At least temporarily.
"Clutterers are driven by fear. They are afraid of throwing anything away because they fear they will make a mistake," Nelson said. "They think losing something would be the end of the world. But it is not."
Now, years later, Nelson, who lives in McAllen, Texas and is the author of "Stop Clutter From Stealing Your Life," can easily rattle off several ways stuff costs more than just its purchase price.
"I knew a guy that the only way he would ever really clean out his car was when he would sell it," Nelson says with a laugh. "He would just bring it full of all his junk and tell them to just take it all. And of course they would offer him a lot less money." A similar thing also happens when people move — losing them the security deposit.
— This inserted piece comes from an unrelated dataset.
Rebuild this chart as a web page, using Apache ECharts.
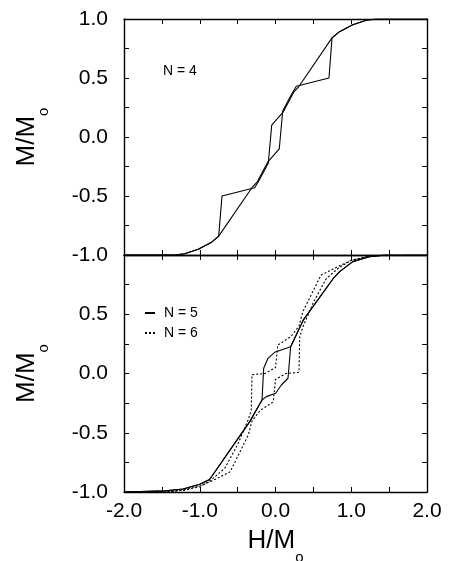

There are costs from trying to get rid of pests that breed in boxes and around the piles and stashes of clutter.
There are costs to the planet from consumption and disposal.
Nelson says to take your home's total square footage and subtract the square footage taken up by clutter. Then calculate what percentage of your home payments or rent goes to the stuff. "If clutter was a roommate you'd kick him out," Nelson says.
Like Stitham, the professional organizer, Nelson talks about how people with clutter tend to lose things and buy them multiple times. "Maybe that is why my book on clutter sold so well," Nelson says laughing. "Clutterers kept buying it and losing it and had to buy a new copy."
And then Nelson mentions self-storage.
OUT OF SIGHT OUT OF POCKET
Self-storage is a direct way to measure the monthly cost of stuff. The Self Storage Association estimates there was $20 billion in revenue last year. "Self-storage places are filling a need," Nelson says. "But I've worked with a lot of people and the amount of money that people spend on storage exceeds the financial value of what they've got in there ten times over if not more. … Like the sofa that is worth $50 at a garage sale, but is put in storage because it belonged to Grandma. People justify storage because of the personal emotional attachments to things."
SSA statistics show, however, that while it is true 50 percent of storage renters are storing items they don't have room for at their residence, 49 percent are using it as temporary storage while changing residence.
While it might seem to make sense that more foreclosures in the current economy might lead to a boom for storage places, Dietz at the SSA says it hasn't really happened. "Storage is a disposable income product," he said. "People who are out of work or in distress can't pay." At best he says it has been flat — and depending on the local economy business could be down five to even 20 percent.
This has been true in Salt Lake City, Wolfe at Downtown Self Storage says. "The recession didn't hit us that hard."
CLUTTER TO THE RESCUE
James A. Roberts sees a different type of cost in clutter. Roberts is a professor of marketing at Baylor University and author of the new book "Shiny Objects: Why We Spend Money We Don't Have in Search of Happiness We Can't Buy." "There are physical costs to store it all," Roberts says, "but the real costs are psychological. We are working to buy things, but while we are doing that we are ignoring the things that make us happy — personal growth, relationships."
Clutter expert Stitham agrees with Roberts. "People are trying to fill a void with stuff," Stitham says. "It is an enormous cost. But the thing people really want is peace, serenity and good relationships."
Roberts said the key is awareness.
"We are a wonderful nation," Roberts said, "but sometimes I think we lack imagination about how to think about life without consumer products."
It was easy for Nelson to think about life without consumer products after his fire burned up everything but his dog and bathrobe. But as a clutter expert he thought of another cost. The cost of no clutter.
"It is a real conundrum," he says. "If our economy is based on consumption and I preach less consumption then I am saying 'Destroy the economy.' I guess, in a way, clutterers are the saviors of the economy."